Der Film eröffnet mit dokumentarischen Aufnahmen aus Oslo, wo der gleiche Attentäter mit einer Autobombe acht Leute in den Tod riss. Kurz darauf folgen wir in einem einzigen Kamera-Take (wie in «Birdman» oder «Victoria») der jungen Kaja, die anfänglich in einem an Michael Haneke erinnernden Fiktionseffekt die Kamera anzureden scheint, bevor wir feststellen, dass sie bloß ihre Mutter am Telefon zu beruhigen versucht – wir sind in einem Ferienlager, was soll hier schon passieren.

Der Film gibt dann einen kurzen Einblick in den Alltag der Figuren (Kaja streitet sich mit ihrer Schwester Emilia, diskutiert über Politik mit Petter, der sie politisch neckt und so verführen möchte, und begegnet Magnus, der später fast weinend zugibt, er wäre doch bloß hierhergekommen, um Mädchen aufzureißen). Die Erzählung verweilt aber nicht allzu lang in ihrer Konturierung des Alltagslebens der Figuren – sie gibt uns nur einen Snapshot der Normalität, um dann für 72 Minuten das blanke Entsetzen hervorzurufen.

Dokumentarisch und ungefiltert

Diese fast dokumentarische Wahl war riskant, da Poppe so potenziellen Raum für eine gewisse Gleichgültigkeit gegenüber den Figuren lässt. Durch diese Entscheidung ist die Empathie, die der Film aufgrund der Nähe zu seinen Figuren entstehen lässt, aber (fast) keineswegs durch erzählerische Kniffe künstlich aufgebaut. Wir wissen nur sehr wenig über die Figuren, diesen schematischen Kenntnissen werden aber durch das herausragende Spiel der Schauspieler (besonders Kaja (Andrea Berntzen) ist grandios) und die Kameraperspektive so viel Tiefe verliehen, dass der Zuschauer den Film nicht unversehrt verlässt.

Das Zusammenwirken von Recherche und Fiktion (das Drehbuch stützt sich auf Zeugenaussagen) bewirkt, dass man diese eigentlich unsäglichen Ereignisse auf eine Art und Weise von innen miterlebt, wie sie ohne die Ästhetisierung und die Strukturierung der Fiktion nicht ermöglicht hätte werden können.
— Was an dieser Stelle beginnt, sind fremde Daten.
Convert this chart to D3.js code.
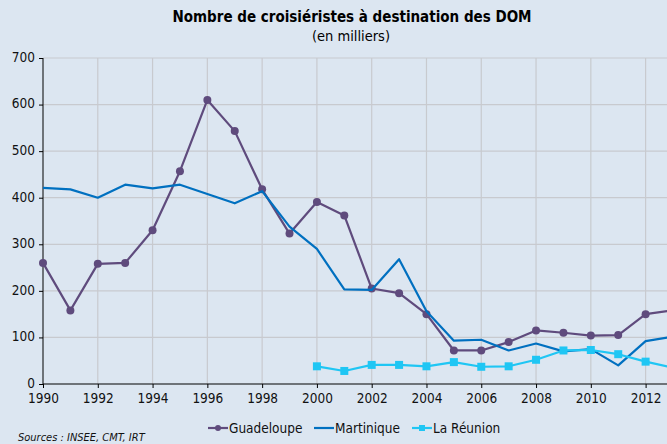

Durch die Wahl, die Perspektive von Kaja einzunehmen, versteht man die Unwissenheit, das Chaos, die Panik, die Unmöglichkeit, sich gegen diesen Einzeltäter aufzulehnen. Man fiebert mit, weiß, dass jede Handlung eine unmögliche Wahl ist – Kaja muss quasi in jeder Minute eine sogenannte «Sophie’s Choice» treffen; ihr Unterfangen, ihre Schwester im Chaos zu suchen, ist wagemutig, verrückt und zutiefst menschlich. Das tiefe Mitfühlen dieser Figur, die zwischen Überlebensinstinkt und Hilfsbereitschaft, Egoismus und Empathie pendelt, macht die letzten Minuten dieses krassen, kompromisslosen, mutigen und wichtigen Films noch unausstehlicher. «Utøya 22. Juli» ist nichts für schwache Nerven, wühlt einen psychisch und körperlich auf, ist aber gerade deswegen einer der relevantesten Filme der diesjährigen Berlinale gewesen.